The Trade Desk’s Q1 revenue growth comes amid transparency and walled-garden pressures

The news: Demand-side platform operator The Trade Desk reported Q1 revenues above analyst expectations.

  • Revenues: $689 million, +12% YoY
  • Net income: $40 million, +6% YoY

Q1 is TTD’s first reporting period since the company missed its own Q4 revenue expectations, sending its stock plunging more than 82%. While revenue beat expectations, growth was much slower than Q1 2025, when revenues grew 25%.

Just before TDD’s earnings dropped, Adweek reported that TTD’s chief strategy officer, Samantha Jacobson, will leave the company for OpenAI—a notable departure as TTD defends its position around automation and open-web buying. The departure comes shortly after three of TTD’s top executives, including its chief marketer, exited the company.

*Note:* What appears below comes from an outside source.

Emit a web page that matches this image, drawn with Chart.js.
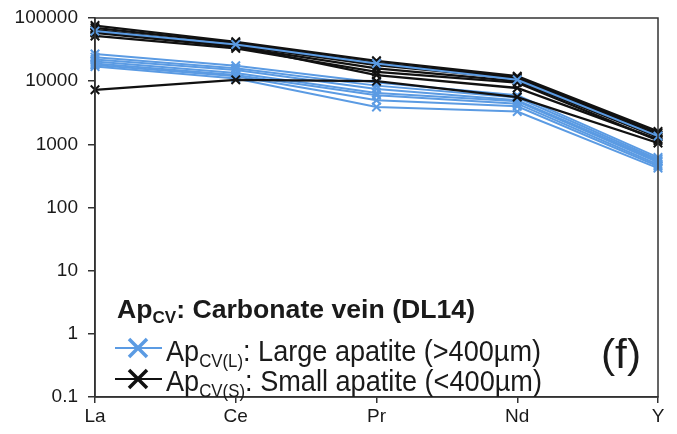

Looking ahead: Despite overall revenue growth, TTD faces broader industry scrutiny that could weigh heavily on future earnings.

  • Major holding company Publicis recently advised clients that it no longer recommends they use TTD, stating that the DSP failed a third-party audit and opted users into features without their consent. Omnicom plans to conduct its own third-party audit of TTD.
  • WPP and Dentsu exited TTD’s OpenPath direct-to-supply offering in February over control and transparency concerns.

TTD is simultaneously facing mounting pressure from walled gardens like Google and Meta, which offer integrated ad tech stacks and automated buying features. This shift poses a direct threat to TTD’s core value proposition: As brands move more budget into walled gardens’ self-serve, automated buying environments, independent DSPs like TTD risk losing share.